ROANOKE TIMES 
                      Copyright (c) 1996, Roanoke Times

DATE: Friday, May 10, 1996                   TAG: 9605100062
SECTION: BUSINESS                 PAGE: B-8  EDITION: METRO 
DATELINE: NEW YORK
SOURCE: Associated Press 


WHAT'S ON YOUR MIND, HONEY? (ANSWER IS PROBABLY: MONEY)

A gender gap divides the sexes over personal finances, the national economy and presidential politics, according to a Money magazine poll released Thursday.

Women worry more than men about finances, have a gloomier economic outlook and are more likely to think about money than sex, according to the poll. Results are to be published in the magazine's June issue.

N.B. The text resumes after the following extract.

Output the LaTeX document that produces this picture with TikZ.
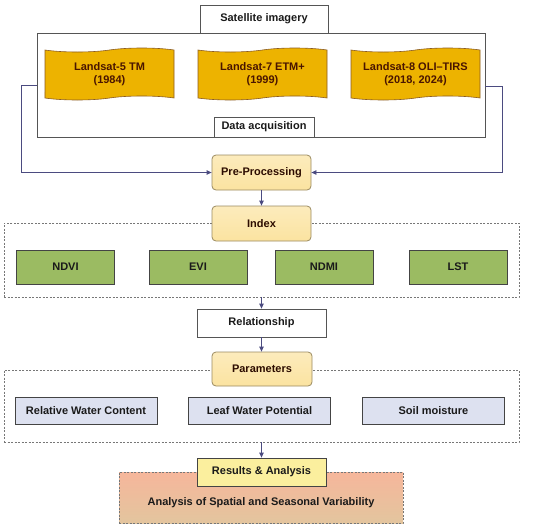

Sociologists and financial planners say the gap reflects the different treatment women receive in the workplace and at home.

``Women were more downbeat than men on almost every issue relating to their own finances and to the economy,'' said Adam Richard, senior vice president of Willard & Shullman of Greenwich, Conn., the polling firm that conducted the survey for the magazine.

Money noted that the survey included a disproportionately high proportion of high-income respondents and a lower proportion of low-income earners than exists in the general population. Questionnaires were mailed to 4,500 people; about a third of them responded.

More than half of the women surveyed said they would have trouble paying an unexpected $1,000 bill, compared with one-third of men, the survey found. Sixty percent of women said they think more about money than sex, compared with 34 percent of men. And nearly a third of women said they often fret over money, compared with only 17 percent of men.

Despite the gender gap, men and women alike had a mixture of hope and fear for the economy.

Fifty-seven percent of the total respondents said the American dream is still attainable, up from 52 percent last year. But nearly six out of 10 of those surveyed said the nation's economy is in a long-term decline, a dramatic increase from the 43 percent who said so four years ago.

The mail-in survey, conducted in February and March, included responses from 1,218 household decision-makers and had a margin or error of 2.9 percentage points.

The survey drew half its responses from people with incomes at or above $40,000, compared with 14 percent in the population at large, and less than 6 percent from respondents earning less than $25,000, compared with 36 percent in the population at large.